Eli Burnes grows up under the care of Mattie, an opera singer, and Miz Johnnie, the family maid, in Augusta, Georgia. Eli's alcoholic mother has been gone since Eli was three, and Eli's father, Willie, is a disc jockey and anti-war activist who lives in Webster Groves, Missouri, with a new wife and two young sons. After Mattie dies of cancer and Miz Johnnie decides to retire, Eli runs away with a draft dodger, but when things go wrong with their plans, she must go live with her father and his family. Secrets of the past and present begin to unravel the happy life she creates. Witnessing and sometimes participating in the protests, drug use, and musical fervor of the times, Eli learns about love, forgiveness and survival.

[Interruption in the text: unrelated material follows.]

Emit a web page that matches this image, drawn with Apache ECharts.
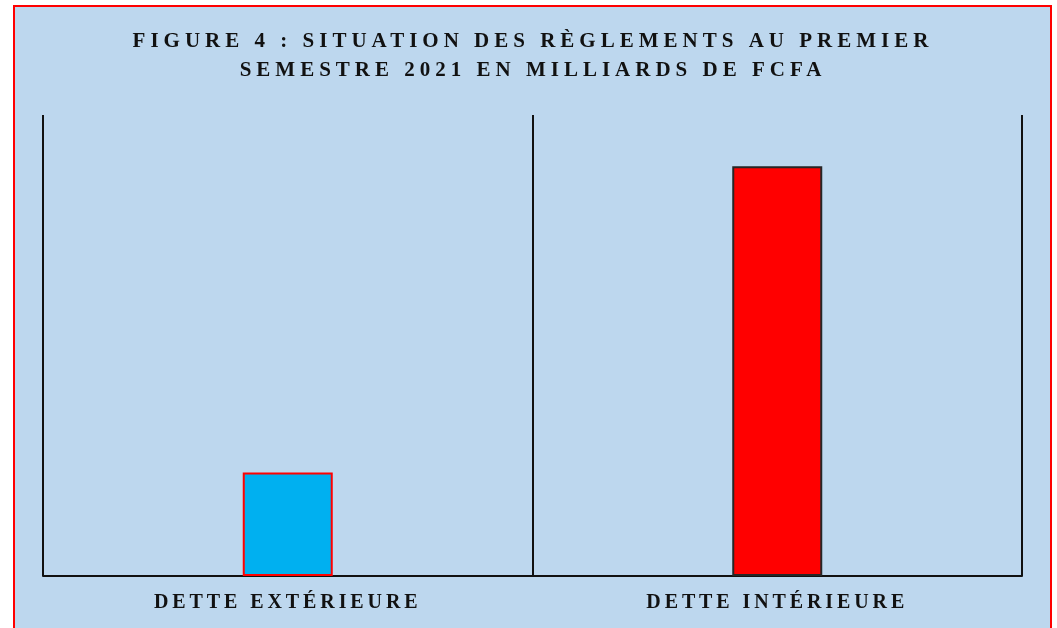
<!DOCTYPE html>
<html>
<head>
<meta charset="utf-8">
<script src="https://cdn.jsdelivr.net/npm/echarts@6/dist/echarts.min.js"></script>
<style>
  body { margin: 0; background: #fff; }
  #frame {
    position: absolute;
    left: 13px;
    top: 5px;
    width: 1035px;
    height: 660px;
    border: 2px solid #ff0000;
    background: #bdd7ee;
  }
  #chart {
    position: absolute;
    left: 0;
    top: 0;
    width: 1057px;
    height: 628px;
  }
</style>
</head>
<body>
<div id="frame"></div>
<div id="chart"></div>
<script>
var titleText = 'FIGURE 4 : SITUATION DES RÈGLEMENTS AU PREMIER\nSEMESTRE 2021 EN MILLIARDS DE FCFA'
var categories = ['DETTE EXTÉRIEURE', 'DETTE INTÉRIEURE']
var values = [101, 400]
var barColors = ['#00b0f0', '#ff0000']
var barBorders = ['#ff0000', '#262626']

// echarts has no letter spacing option, the canvas context does
var spacingBySize = { 21: 5, 20: 3.9 }
var nativeFillText = CanvasRenderingContext2D.prototype.fillText
CanvasRenderingContext2D.prototype.fillText = function(text, x, y, maxWidth) {
  var m = /(\d+(?:\.\d+)?)px/.exec(this.font)
  var size = m ? Math.round(parseFloat(m[1])) : 0
  this.letterSpacing = (spacingBySize[size] || 0) + 'px'
  if (maxWidth === undefined) return nativeFillText.call(this, text, x, y)
  return nativeFillText.call(this, text, x, y, maxWidth)
}

var myChart = echarts.init(document.getElementById('chart'), null, { renderer: 'canvas' })

myChart.setOption({
  backgroundColor: 'transparent',
  animation: false,
  title: {
    text: titleText,
    left: 533,
    top: 27,
    textAlign: 'center',
    padding: 0,
    textStyle: {
      fontFamily: 'Liberation Serif',
      fontWeight: 'bold',
      fontSize: 21,
      lineHeight: 29,
      color: '#111'
    }
  },
  grid: {
    left: 43,
    right: 35,
    top: 115,
    bottom: 52
  },
  xAxis: {
    type: 'category',
    data: categories,
    axisLine: {
      lineStyle: { color: '#111', width: 2 }
    },
    axisTick: { show: false },
    splitLine: {
      show: true,
      lineStyle: { color: '#111', width: 2 }
    },
    axisLabel: {
      margin: 17,
      fontFamily: 'Liberation Serif',
      fontWeight: 'bold',
      fontSize: 20,
      color: '#111'
    }
  },
  yAxis: {
    type: 'value',
    min: 0,
    max: 450,
    show: false
  },
  series: [
    {
      type: 'bar',
      barWidth: 90,
      data: values.map(function(v, i) {
        return {
          value: v,
          itemStyle: {
            color: barColors[i],
            borderColor: barBorders[i],
            borderWidth: 2
          }
        }
      })
    }
  ]
})
</script>
</body>
</html>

***** Another Classic Pat has done it again! I was lucky enough to get to hear parts of this book while it was still being written. I love this book! What a great story and great characters! I couldn't put it down!


***** Picara Awesome book! Couldn't put it down. Usually takes a week to read thru a book, but it took 2 days to read through it. Intense and recreates the feelings of the 60's and captures the innocence as well as the turmoil. Eli Burnes is a compelling voice. I loved it. Everyone must read this book!!!!

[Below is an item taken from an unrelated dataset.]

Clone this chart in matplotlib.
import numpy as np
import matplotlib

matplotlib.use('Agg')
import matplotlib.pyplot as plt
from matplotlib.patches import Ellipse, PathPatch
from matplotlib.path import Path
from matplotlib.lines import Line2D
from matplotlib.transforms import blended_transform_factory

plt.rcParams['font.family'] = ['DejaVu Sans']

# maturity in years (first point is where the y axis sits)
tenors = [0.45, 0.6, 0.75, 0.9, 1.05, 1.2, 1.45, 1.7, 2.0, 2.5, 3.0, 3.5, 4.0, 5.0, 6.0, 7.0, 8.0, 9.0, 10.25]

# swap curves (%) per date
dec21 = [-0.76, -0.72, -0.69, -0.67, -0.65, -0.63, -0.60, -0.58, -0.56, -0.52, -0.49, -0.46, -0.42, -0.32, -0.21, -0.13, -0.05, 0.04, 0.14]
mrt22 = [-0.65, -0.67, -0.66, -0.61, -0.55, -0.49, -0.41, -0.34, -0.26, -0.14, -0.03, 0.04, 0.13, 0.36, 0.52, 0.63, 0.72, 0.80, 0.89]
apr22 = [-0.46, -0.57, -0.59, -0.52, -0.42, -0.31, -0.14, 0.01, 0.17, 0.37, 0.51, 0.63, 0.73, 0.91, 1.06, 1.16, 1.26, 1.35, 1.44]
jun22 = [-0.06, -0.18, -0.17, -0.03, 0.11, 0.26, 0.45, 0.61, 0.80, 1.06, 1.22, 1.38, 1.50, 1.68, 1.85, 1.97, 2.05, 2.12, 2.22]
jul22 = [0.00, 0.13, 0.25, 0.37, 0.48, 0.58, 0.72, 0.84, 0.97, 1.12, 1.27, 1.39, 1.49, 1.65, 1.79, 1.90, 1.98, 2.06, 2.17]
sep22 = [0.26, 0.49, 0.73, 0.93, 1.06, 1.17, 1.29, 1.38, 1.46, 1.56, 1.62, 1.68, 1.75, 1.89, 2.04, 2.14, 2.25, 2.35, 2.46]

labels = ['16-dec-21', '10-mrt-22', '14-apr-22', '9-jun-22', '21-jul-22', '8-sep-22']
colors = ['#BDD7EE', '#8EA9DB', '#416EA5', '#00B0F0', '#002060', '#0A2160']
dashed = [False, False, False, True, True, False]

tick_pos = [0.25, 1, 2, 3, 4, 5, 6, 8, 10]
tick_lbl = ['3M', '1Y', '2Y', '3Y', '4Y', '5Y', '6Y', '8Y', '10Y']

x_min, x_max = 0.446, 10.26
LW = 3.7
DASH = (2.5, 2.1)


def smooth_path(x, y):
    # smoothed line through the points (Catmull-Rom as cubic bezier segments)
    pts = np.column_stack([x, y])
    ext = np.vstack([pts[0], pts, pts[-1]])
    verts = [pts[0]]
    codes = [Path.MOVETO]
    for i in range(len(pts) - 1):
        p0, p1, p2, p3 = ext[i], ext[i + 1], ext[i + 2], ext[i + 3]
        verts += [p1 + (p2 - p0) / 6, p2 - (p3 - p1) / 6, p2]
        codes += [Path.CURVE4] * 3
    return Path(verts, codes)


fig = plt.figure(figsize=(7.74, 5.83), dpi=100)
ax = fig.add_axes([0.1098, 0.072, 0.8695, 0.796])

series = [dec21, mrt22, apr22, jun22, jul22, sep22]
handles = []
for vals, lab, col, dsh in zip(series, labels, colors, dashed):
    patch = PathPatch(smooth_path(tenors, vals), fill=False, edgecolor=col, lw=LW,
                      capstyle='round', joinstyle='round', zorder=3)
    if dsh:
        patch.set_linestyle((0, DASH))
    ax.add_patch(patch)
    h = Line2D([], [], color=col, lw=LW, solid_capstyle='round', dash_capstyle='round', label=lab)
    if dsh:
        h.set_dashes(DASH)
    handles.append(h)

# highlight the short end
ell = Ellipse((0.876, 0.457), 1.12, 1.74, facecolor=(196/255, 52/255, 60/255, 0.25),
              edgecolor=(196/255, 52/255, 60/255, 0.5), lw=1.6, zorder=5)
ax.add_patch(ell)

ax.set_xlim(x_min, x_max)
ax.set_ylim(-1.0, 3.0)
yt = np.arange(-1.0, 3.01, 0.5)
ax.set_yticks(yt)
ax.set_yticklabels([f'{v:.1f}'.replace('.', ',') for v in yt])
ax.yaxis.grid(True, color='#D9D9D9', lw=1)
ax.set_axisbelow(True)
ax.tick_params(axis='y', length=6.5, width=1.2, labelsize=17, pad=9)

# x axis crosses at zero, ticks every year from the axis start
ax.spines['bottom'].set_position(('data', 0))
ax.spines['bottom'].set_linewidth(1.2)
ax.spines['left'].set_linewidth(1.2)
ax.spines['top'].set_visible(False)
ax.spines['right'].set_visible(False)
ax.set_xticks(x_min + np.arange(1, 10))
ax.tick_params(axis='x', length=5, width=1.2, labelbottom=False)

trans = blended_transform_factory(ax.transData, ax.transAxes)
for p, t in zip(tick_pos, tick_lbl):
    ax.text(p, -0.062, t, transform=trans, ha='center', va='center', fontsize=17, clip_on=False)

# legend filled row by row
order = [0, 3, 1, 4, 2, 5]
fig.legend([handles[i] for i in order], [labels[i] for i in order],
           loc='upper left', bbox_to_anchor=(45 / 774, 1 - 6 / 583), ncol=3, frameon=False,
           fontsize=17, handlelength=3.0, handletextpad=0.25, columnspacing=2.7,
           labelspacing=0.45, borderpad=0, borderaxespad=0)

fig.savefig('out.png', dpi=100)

***** A Modern Classic Set in the turbulence of 1970's America, Picara(which means wanderer or vagabond)is a rare blending of fact and fiction that brings this story into startling and vivid focus.

MacEnulty's grasp of the time, the maturity and sensitivity she brings to the characters, and her unflinching honesty made me gobble up the pages even when I was hesitant to follow where Eli was leading me. Eli is only fourteen when her world shifts and falls apart yet she displays a core strength and maturity that's unexpected and admirable. I liked her from the first page, and that ability of the author's to make us care about the people who occupy her story is one of the things that makes this book such a delight.

Crafted with a skill and talent that's nothing short of amazing, Pat MacEnulty takes us on a breathless adventure through this young girl's life, the good, the bad, the ugly, the heartbreaking. This
isn't a book for the faint of heart, but it is a book for the reader who demands depth of character, a strong plot, and and all the elements that make a novel a classic.